Note that, as defined, it is clear that the output of this function $(G/N)\times(G/N)\to(G/N)$ (or at least, what we hope will be a function once we establish item 2) is an element of $G/N$: the output is a left coset of $N$. And you can compute it given any pair of cosets of $N$. So that point 1 is not really an issue: given two left cosets, it tells you to produce a left coset. Your computations aren't checking that. Instead, what you are checking is that $vNuN\subseteq vuN$. Which... okay, sure, one might want to check. But you don't even know if $vNuN$ is a left coset at all, so that this "check" doesn't tell you much. And you don't even know that this element-wise multiplication will correspond to the function you are given. So you are really doing a computation that is orthogonal to the problem at hand. That said, it does suggest that if $vNuN$ is really going to be a coset, it better be the coset $vuN$. So it suggests that if we try to define multiplication of cosets elementwise, that should be our definition.

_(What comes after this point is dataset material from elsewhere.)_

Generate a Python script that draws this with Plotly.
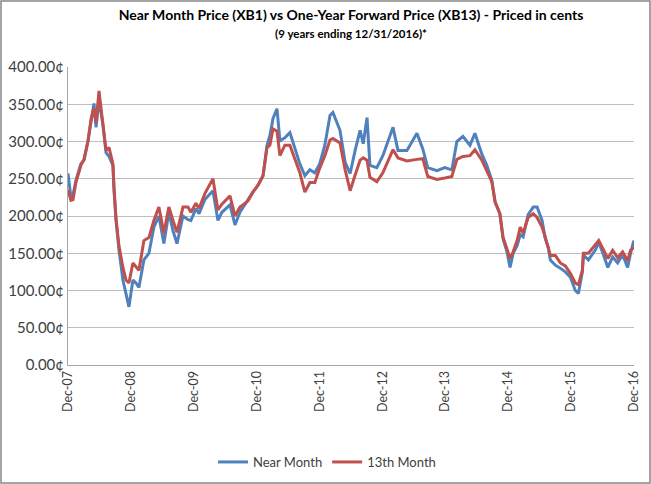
import plotly.graph_objects as go

dates = [
    "2007-12-31", "2008-01-17", "2008-01-29", "2008-02-15", "2008-03-15", "2008-04-02",
    "2008-04-25", "2008-05-13", "2008-05-30", "2008-06-11", "2008-06-28", "2008-07-06",
    "2008-07-21", "2008-08-08", "2008-08-25", "2008-09-17", "2008-09-23", "2008-10-05",
    "2008-10-22", "2008-11-14", "2008-12-02", "2008-12-19", "2009-01-11", "2009-01-29",
    "2009-02-15", "2009-03-16", "2009-04-14", "2009-05-13", "2009-06-11", "2009-07-10",
    "2009-08-08", "2009-09-01", "2009-09-24", "2009-10-29", "2009-11-27", "2009-12-14",
    "2010-01-12", "2010-01-30", "2010-03-05", "2010-04-21", "2010-05-20", "2010-06-12",
    "2010-07-29", "2010-08-27", "2010-09-25", "2010-11-10", "2010-12-09", "2011-01-07",
    "2011-02-06", "2011-03-01", "2011-03-18", "2011-04-05", "2011-04-28", "2011-05-15",
    "2011-06-13", "2011-07-12", "2011-08-10", "2011-09-08", "2011-10-07", "2011-11-05",
    "2011-12-04", "2012-01-01", "2012-01-31", "2012-03-01", "2012-03-18", "2012-04-28",
    "2012-05-28", "2012-06-26", "2012-07-25", "2012-08-23", "2012-09-10", "2012-10-02",
    "2012-10-19", "2012-11-28", "2013-01-02", "2013-02-13", "2013-03-02", "2013-03-31",
    "2013-05-22", "2013-07-19", "2013-08-22", "2013-09-20", "2013-11-12", "2013-12-28",
    "2014-02-07", "2014-03-08", "2014-04-12", "2014-05-23", "2014-06-21", "2014-07-31",
    "2014-08-29", "2014-09-27", "2014-10-16", "2014-11-13", "2014-12-01", "2014-12-24",
    "2015-01-11", "2015-01-29", "2015-02-21", "2015-03-11", "2015-03-28", "2015-04-26",
    "2015-05-26", "2015-06-17", "2015-07-16", "2015-08-03", "2015-08-21", "2015-09-02",
    "2015-10-01", "2015-10-30", "2015-11-28", "2015-12-27", "2016-01-25", "2016-02-12",
    "2016-03-06", "2016-03-12", "2016-04-10", "2016-05-22", "2016-06-09", "2016-07-08",
    "2016-08-01", "2016-08-29", "2016-09-27", "2016-10-26", "2016-11-24", "2016-12-11",
    "2016-12-30",
]

near_month = [
    257, 225, 228, 248, 270, 275,
    301, 328, 351, 319, 355, 345,
    322, 285, 280, 268, 235, 194,
    155, 114, 96, 78, 114, 110,
    104, 141, 150, 185, 200, 163,
    205, 180, 163, 200, 195, 194,
    210, 203, 222, 234, 194, 205,
    215, 188, 205, 222, 232, 241,
    254, 295, 308, 331, 344, 301,
    305, 312, 290, 270, 254, 262,
    258, 270, 295, 335, 339, 315,
    272, 257, 288, 315, 297, 332,
    268, 265, 281, 308, 319, 288,
    288, 311, 290, 265, 261, 265,
    262, 300, 307, 295, 311, 283,
    268, 248, 219, 203, 170, 152,
    131, 150, 160, 175, 172, 202,
    212, 212, 194, 170, 158, 141,
    134, 130, 125, 118, 100, 96,
    125, 148, 141, 155, 165, 147,
    131, 145, 137, 148, 131, 150,
    167,
]

month_13 = [
    235, 221, 222, 245, 268, 276,
    300, 330, 345, 325, 368, 352,
    328, 288, 292, 270, 240, 196,
    160, 131, 114, 110, 137, 131,
    127, 167, 171, 194, 212, 177,
    212, 194, 178, 212, 212, 205,
    217, 210, 230, 250, 208, 216,
    227, 200, 212, 220, 232, 241,
    254, 292, 295, 317, 314, 281,
    295, 295, 277, 258, 232, 245,
    245, 264, 281, 302, 304, 298,
    262, 234, 255, 275, 278, 275,
    252, 246, 258, 280, 289, 278,
    274, 276, 277, 253, 249, 251,
    253, 276, 280, 281, 289, 275,
    260, 246, 219, 203, 172, 156,
    143, 152, 167, 185, 177, 198,
    203, 198, 185, 172, 158, 147,
    147, 137, 133, 123, 110, 108,
    127, 150, 150, 163, 167, 154,
    143, 154, 144, 152, 140, 154,
    158,
]

tick_dates = ["2007-12-31", "2008-12-31", "2009-12-31", "2010-12-31", "2011-12-31",
              "2012-12-31", "2013-12-31", "2014-12-31", "2015-12-31", "2016-12-31"]
tick_labels = ["Dec-07", "Dec-08", "Dec-09", "Dec-10", "Dec-11",
               "Dec-12", "Dec-13", "Dec-14", "Dec-15", "Dec-16"]

FONT = "Lato"
W, H = 651, 484
L, R, T, B = 68, 17, 67, 119
pw, ph = W - L - R, H - T - B

fig = go.Figure()
fig.add_trace(go.Scatter(x=dates, y=near_month, mode="lines", name="Near Month",
                         line=dict(color="#4F81BD", width=3)))
fig.add_trace(go.Scatter(x=dates, y=month_13, mode="lines", name="13th Month",
                         line=dict(color="#C0504D", width=3)))

fig.update_layout(
    width=W, height=H,
    margin=dict(l=L, r=R, t=T, b=B, autoexpand=False),
    paper_bgcolor="white", plot_bgcolor="white",
    font=dict(family=FONT, size=14, color="#404040"),
    title=dict(
        text="<b>Near Month Price (XB1) vs One-Year Forward Price (XB13) - Priced in cents</b>"
             "<br><span style='font-size:11.5px'><b>(9 years ending 12/31/2016)*</b></span>",
        x=0.5, xref="paper", xanchor="center",
        y=1 - 20 / H, yref="container", yanchor="top",
        font=dict(family=FONT, size=14, color="#000000"),
    ),
    showlegend=True,
    legend=dict(orientation="h", x=(327 - L) / pw, xanchor="center",
                y=-(462 - (T + ph)) / ph, yanchor="middle",
                font=dict(family=FONT, size=13, color="#404040"),
                itemwidth=30),
    xaxis=dict(
        type="date",
        range=["2007-12-31", "2016-12-31"],
        tickmode="array", tickvals=tick_dates, ticktext=tick_labels,
        tickangle=-90, showgrid=False,
        showline=True, linecolor="#A6A6A6", linewidth=1,
        ticks="", tickfont=dict(family=FONT, size=12.5, color="#404040"),
    ),
    yaxis=dict(
        range=[0, 400], dtick=50, tickformat=".2f", ticksuffix="¢",
        showgrid=True, gridcolor="#BFBFBF", gridwidth=1,
        showline=True, linecolor="#A6A6A6", linewidth=1,
        zeroline=False, ticks="",
        tickfont=dict(family=FONT, size=15, color="#404040"),
    ),
    shapes=[dict(type="rect", xref="paper", yref="paper",
                 x0=-(L - 1) / pw, x1=1 + (R - 1) / pw,
                 y0=-(B - 1) / ph, y1=1 + (T - 1) / ph,
                 line=dict(color="#868686", width=1.5), fillcolor="rgba(0,0,0,0)",
                 layer="below")],
)

fig.write_html("out.html",
               config={"displayModeBar": False},
               post_script="document.body.style.margin='0';document.body.style.padding='0';")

But here the problem is something else. Remember that left cosets in general have many different "names": you have $uN=wN$ if and only if $w^{-1}u\in N$. But the definition tells you to calculate the answer using whatever name you have on hand. So if $uN=wN$, and $vN=xN$, taking the cosets to be $uN$ and $vN$ and following the instructions give, you compute their product $(uN)(vN)$ to be $uvN$. But if you take the cosets to be $wN$ and $vN$, you get $wvN$. And if you take them to be $uN$ and $xN$ you get $uxN$. And if you take them to be $wN$ and $xN$, you get $wxN$. But you are multiplying the same cosets. So you want the answer to be the same answer (otherwise, you don't have a function). They don't immediately look to be the same answer... but then $uN$ doesn't look the same as $wN$, yet they are assumed to be two different names for the same coset.

So what we need to verify is that if $uN=wN$ as cosets, and $vN=xN$ as cosets, then $uvN$ should be the same as $wxN$ as cosets. That's what we need to verify in order to make sure that our proposed definition of an operation $(G/N)\times (G/N)\to (G/N)$ is really a function (single output for every valid input). That is what we need to do to check that this is "well-defined".

Note also that while one can prove that the result of performing the element-wise product of $uN$ and $vN$ will be the coset $uvN$, that is not what you are being given. Instead you are being given a function on pairs of cosets. The "instructions" of that function are not about multiplying all the elements in $uN$ with all the elements in $vN$. The instructions say: "to multiply two left cosets of $N$, take representatives for each coset, and the result will be the coset of the product of the representatives." That is the function you are trying to check. At this point, you have not established that this amounts to the same thing as multiplying the cosets elementwise, so checking that the set $uNvN$ is contained in the coset $uvN$ does not really accomplish much.